En rejoignant la section de gauche, je tombe sur le capitaine Piozin, j’ai failli le rater d’ailleurs ; il est méconnaissable : il a coupé ce matin, pour sa première attaque, la barbe qu’il laissait pousser depuis l’armistice. La poussière et le sang répandu par plusieurs blessures qu’il porte à la figure lui donnent, sous le casque posé de guingois, un air pas rassurant du tout. Il traîne son sabre de Saint-Cyr. Il se jette dans mes bras et commence à sangloter :
– Ah ! mon vieux : Bernard tué, Guyard tué, Laurelle tué ! Les salauds, ils me le paieront !…
Ils le lui ont déjà payé, car c’est au corps à corps qu’il a tout à l’heure abattu un officier allemand ; à coups de revolver, après avoir vainement tenté de lui passer au travers du corps son sabre de parade. Il tombe à genoux, enlève son casque et, au milieu des obus qui pleuvent assez serrés, appuyé des deux mains sur son sabre, il récite un pater et un ave, puis se relève, essuie d’un bref revers de main les larmes qui coulaient.
– Allez ! Viens, on y retourne.
Je rejoins la section Tricoire, installée sur notre dernier objectif. Devant nous, un dernier piton nous sépare encore de la vallée ; à son pied, Tricoire a repéré deux ou trois armes automatiques ; celles qui, tout à l’heure, ont bloqué Deschamps. Il faut, sans aucun doute, occuper tout cela… Par bonds alternés, appuyés par deux F.M., les hommes progressent, la riposte ennemie faiblit, un drapeau blanc se montre et bientôt, 15 ou 20 hommes se dressent et marchent vers nous pendant que les tirailleurs, au pas de gymnastique, courent occuper la crête…
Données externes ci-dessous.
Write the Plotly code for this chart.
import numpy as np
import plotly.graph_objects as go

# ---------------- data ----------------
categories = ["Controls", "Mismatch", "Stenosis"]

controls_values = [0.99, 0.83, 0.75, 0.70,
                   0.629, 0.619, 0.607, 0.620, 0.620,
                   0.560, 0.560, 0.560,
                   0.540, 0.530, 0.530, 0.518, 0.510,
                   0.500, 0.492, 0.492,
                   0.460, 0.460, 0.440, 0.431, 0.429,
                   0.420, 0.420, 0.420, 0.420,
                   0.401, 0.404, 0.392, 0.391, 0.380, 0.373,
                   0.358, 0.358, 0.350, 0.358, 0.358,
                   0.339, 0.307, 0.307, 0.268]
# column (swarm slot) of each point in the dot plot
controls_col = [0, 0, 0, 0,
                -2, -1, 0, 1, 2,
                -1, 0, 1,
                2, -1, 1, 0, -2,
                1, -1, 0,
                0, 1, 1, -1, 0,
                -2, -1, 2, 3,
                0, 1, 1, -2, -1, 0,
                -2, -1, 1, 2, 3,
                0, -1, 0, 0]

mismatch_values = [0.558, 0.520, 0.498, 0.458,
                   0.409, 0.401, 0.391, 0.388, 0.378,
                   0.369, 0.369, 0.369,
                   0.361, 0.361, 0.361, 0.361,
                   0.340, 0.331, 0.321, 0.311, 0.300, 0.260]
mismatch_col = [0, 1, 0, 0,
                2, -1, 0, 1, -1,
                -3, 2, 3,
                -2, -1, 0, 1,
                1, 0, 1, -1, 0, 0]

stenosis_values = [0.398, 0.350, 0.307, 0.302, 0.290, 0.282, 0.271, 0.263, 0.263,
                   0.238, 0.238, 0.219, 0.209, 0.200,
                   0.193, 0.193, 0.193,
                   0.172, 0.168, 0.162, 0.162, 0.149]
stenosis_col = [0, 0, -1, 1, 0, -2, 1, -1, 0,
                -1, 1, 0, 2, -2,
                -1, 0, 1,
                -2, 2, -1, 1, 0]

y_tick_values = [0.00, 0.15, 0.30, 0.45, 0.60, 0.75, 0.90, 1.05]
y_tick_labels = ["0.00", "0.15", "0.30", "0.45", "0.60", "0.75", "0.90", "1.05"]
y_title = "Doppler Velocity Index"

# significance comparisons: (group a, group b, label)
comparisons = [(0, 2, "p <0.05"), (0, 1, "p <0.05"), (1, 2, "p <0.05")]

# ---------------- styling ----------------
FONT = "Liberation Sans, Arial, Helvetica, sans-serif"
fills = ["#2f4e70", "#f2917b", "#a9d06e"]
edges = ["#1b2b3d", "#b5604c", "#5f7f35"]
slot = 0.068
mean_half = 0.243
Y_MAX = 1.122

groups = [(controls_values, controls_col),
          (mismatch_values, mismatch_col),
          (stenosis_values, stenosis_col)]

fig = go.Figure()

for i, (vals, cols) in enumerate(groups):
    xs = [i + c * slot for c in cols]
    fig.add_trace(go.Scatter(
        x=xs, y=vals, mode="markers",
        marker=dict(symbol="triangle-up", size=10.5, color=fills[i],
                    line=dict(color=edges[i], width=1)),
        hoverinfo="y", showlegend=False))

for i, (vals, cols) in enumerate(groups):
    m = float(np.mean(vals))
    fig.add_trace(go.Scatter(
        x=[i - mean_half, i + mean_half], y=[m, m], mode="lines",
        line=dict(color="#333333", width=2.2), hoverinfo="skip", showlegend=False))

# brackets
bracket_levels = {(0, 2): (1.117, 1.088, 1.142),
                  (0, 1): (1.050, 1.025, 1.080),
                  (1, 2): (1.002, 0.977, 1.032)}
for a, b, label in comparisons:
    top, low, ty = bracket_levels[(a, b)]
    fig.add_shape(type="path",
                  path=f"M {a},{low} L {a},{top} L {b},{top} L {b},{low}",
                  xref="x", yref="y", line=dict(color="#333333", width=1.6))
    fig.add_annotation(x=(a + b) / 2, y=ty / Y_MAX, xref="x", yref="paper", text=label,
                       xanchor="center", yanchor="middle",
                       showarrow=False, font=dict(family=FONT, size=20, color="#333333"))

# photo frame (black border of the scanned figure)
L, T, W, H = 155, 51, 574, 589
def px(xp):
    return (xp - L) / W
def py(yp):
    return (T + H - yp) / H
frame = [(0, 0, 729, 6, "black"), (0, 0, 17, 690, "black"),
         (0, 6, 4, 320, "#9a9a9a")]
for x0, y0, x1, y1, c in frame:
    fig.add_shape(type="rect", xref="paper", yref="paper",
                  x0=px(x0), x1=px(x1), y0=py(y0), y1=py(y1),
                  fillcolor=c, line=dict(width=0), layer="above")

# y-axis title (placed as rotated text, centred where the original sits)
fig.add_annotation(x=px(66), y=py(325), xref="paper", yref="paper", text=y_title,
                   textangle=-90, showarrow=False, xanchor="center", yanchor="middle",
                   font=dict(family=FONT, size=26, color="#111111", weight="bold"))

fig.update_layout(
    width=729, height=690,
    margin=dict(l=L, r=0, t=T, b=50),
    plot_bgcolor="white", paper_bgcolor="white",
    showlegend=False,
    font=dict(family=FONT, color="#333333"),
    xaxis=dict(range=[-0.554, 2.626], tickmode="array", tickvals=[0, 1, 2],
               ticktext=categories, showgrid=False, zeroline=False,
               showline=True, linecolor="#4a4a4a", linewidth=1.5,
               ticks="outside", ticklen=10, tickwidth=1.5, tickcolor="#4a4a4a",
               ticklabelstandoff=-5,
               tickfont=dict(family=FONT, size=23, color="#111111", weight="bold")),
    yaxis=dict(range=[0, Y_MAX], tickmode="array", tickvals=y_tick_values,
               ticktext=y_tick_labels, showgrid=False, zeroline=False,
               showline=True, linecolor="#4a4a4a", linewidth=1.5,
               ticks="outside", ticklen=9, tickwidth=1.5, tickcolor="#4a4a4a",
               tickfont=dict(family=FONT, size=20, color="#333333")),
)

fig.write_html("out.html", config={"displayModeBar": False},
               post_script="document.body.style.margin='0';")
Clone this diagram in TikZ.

Un lieutenant allemand, au passage, accroche un tirailleur et parlemente avec lui ; je l’interpelle, lui annonce mon grade : il a l’air étonné : je ne dois pas avoir allure de capitaine ; les pattes d’épaules déchirées, j’ai perdu mes galons. Très poliment, en excellent français, il me demande l’autorisation de retourner enterrer ses morts ; je refuse ; mais emmène avec moi deux de ses hommes qui suffiront bien à la tâche.
J’arrive à la crête, regarde le terrain ; une vallée assez profonde nous sépare du piton suivant ; un oued encaissé y court, dans le lit duquel on distingue, ainsi que sur les berges, plusieurs rangées de mines antipersonnel italiennes sur piquets, un camouflage insuffisant permet de déceler plusieurs emplacements dont les occupants éventuels ne donnent pas signe de vie, mais qui sont admirablement placés pour interdire toute nouvelle progression. D’ailleurs, le fil du téléphone n’est pas encore déroulé : nous avons déjà, sans prévenir notre artillerie autrement que par fusée, dépassé l’objectif. C’est une nouvelle affaire à monter, ce sera pour ce soir ou demain…
Extrait de la Revue de la France Libre, n° 17, avril 1949.